Rows from a dataset of charts and code:
++++++++

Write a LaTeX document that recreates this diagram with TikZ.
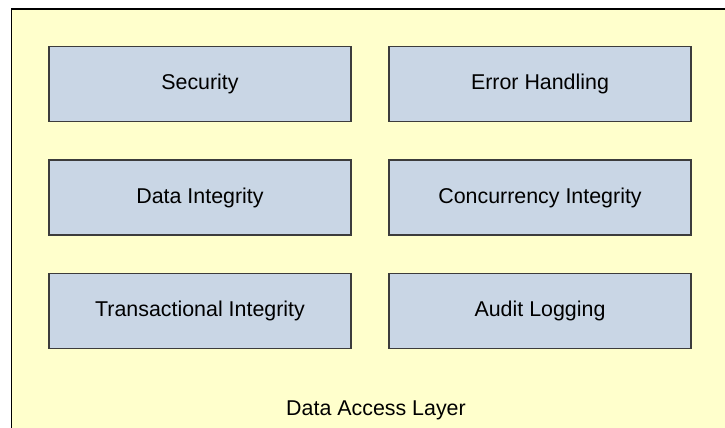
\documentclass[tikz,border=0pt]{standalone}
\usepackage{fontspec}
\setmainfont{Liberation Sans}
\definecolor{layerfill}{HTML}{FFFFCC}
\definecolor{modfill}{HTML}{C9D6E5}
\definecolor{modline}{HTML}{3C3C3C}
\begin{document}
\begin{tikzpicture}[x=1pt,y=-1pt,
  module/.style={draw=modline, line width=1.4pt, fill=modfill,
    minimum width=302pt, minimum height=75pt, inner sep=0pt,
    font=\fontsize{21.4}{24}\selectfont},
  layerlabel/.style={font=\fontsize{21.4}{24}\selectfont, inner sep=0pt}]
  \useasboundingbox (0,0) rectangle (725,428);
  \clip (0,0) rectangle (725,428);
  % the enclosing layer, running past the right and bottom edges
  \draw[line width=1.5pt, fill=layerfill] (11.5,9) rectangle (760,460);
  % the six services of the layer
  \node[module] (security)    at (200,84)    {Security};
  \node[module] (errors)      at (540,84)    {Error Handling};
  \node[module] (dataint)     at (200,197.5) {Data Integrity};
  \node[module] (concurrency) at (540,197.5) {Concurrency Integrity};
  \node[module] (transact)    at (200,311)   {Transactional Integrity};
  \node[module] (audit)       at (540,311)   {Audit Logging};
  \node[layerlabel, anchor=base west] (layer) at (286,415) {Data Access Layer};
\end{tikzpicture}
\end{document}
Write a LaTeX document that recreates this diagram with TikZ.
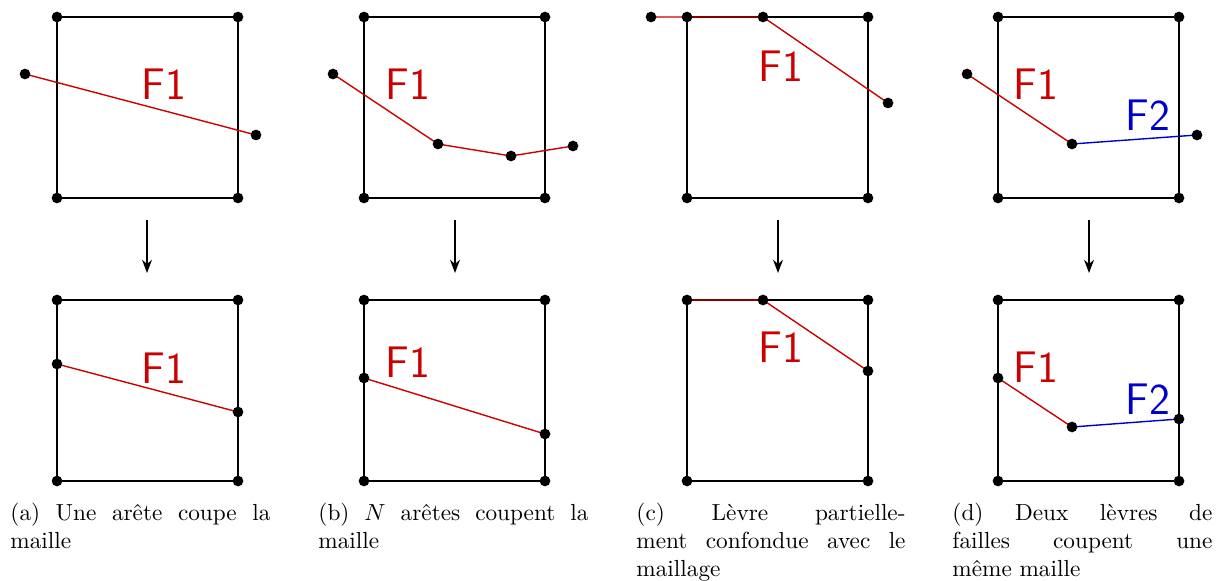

++++++++

◆ Written instruction ◆
Copy each line exactly, and leave the pictures out of your copy.

◆ Full output ◆
Write a LaTeX document that recreates this diagram with TikZ.
\documentclass[tikz,border=0pt]{standalone}
\usepackage{fontspec}
\setmainfont{Liberation Sans}
\definecolor{layerfill}{HTML}{FFFFCC}
\definecolor{modfill}{HTML}{C9D6E5}
\definecolor{modline}{HTML}{3C3C3C}
\begin{document}
\begin{tikzpicture}[x=1pt,y=-1pt,
  module/.style={draw=modline, line width=1.4pt, fill=modfill,
    minimum width=302pt, minimum height=75pt, inner sep=0pt,
    font=\fontsize{21.4}{24}\selectfont},
  layerlabel/.style={font=\fontsize{21.4}{24}\selectfont, inner sep=0pt}]
  \useasboundingbox (0,0) rectangle (725,428);
  \clip (0,0) rectangle (725,428);
  % the enclosing layer, running past the right and bottom edges
  \draw[line width=1.5pt, fill=layerfill] (11.5,9) rectangle (760,460);
  % the six services of the layer
  \node[module] (security)    at (200,84)    {Security};
  \node[module] (errors)      at (540,84)    {Error Handling};
  \node[module] (dataint)     at (200,197.5) {Data Integrity};
  \node[module] (concurrency) at (540,197.5) {Concurrency Integrity};
  \node[module] (transact)    at (200,311)   {Transactional Integrity};
  \node[module] (audit)       at (540,311)   {Audit Logging};
  \node[layerlabel, anchor=base west] (layer) at (286,415) {Data Access Layer};
\end{tikzpicture}
\end{document}
Write a LaTeX document that recreates this diagram with TikZ.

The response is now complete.